A government push to lure oil companies to New Zealand offers the promise of diversifying the country’s economy, long dependent on wool and, more recently, Hobbit-inspired tourism. But in the university town of Dunedin, the oil push has also locked residents in a debate over how to balance economic gains with environmental consequences. Local business leaders welcome the boats that have been prospecting offshore over the past few years. “It would be a real boon to have an industry that would be able to employ a lot of people,” says Peter Brown, the head of Dunedin’s port. Business from exploration vessels is “massive for us,” says Nicky Gibbs, who runs a business supplying boats from a quay-side warehouse here. “Our income will at least double in any month that you have them here.”
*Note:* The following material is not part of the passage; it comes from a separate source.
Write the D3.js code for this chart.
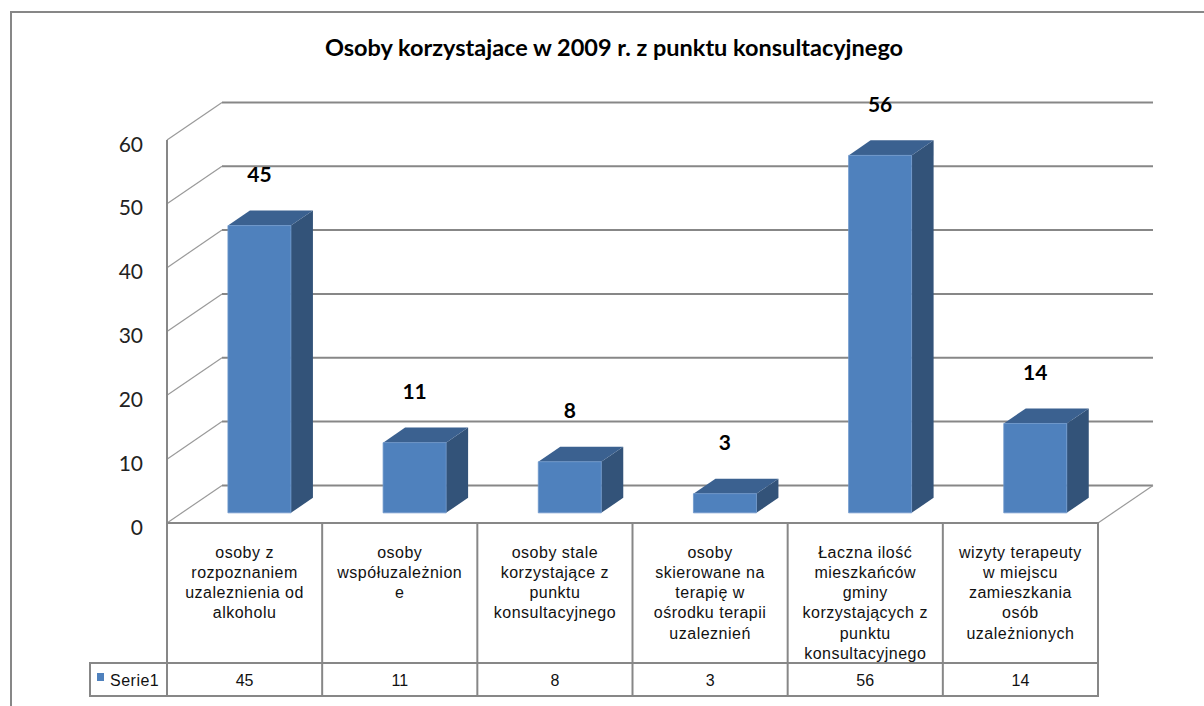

But ecotourism entrepreneurs and environmental activists say looking for oil undermines New Zealand’s work to conserve land and reduce carbon emissions, especially because the country itself has scant demand for new oil and gas sources. “You’d have to have rocks in your head” to believe petroleum prospecting is good for Dunedin ecotourism, says Lisa King. For three generations, her family has brought tourists to see endangered yellow-eyed penguins that nest on their 1,500-sheep farm. Driving a 1980s-vintage bus atop a bluff where penguins nest in the scrub below, Ms. King’s brother Brian McGrouther says watching helicopters fly to exploration ships “right out there on the horizon” this year unsettled him. An oil spill off the coast could hurt the birds or the already-waning fish populations they depend on for food. “Our community has concerns around risk,” says Dunedin Mayor Dave Cull. With global carbon emissions already too high because of fossil-fuel use, he says, “why do we have to look for more?”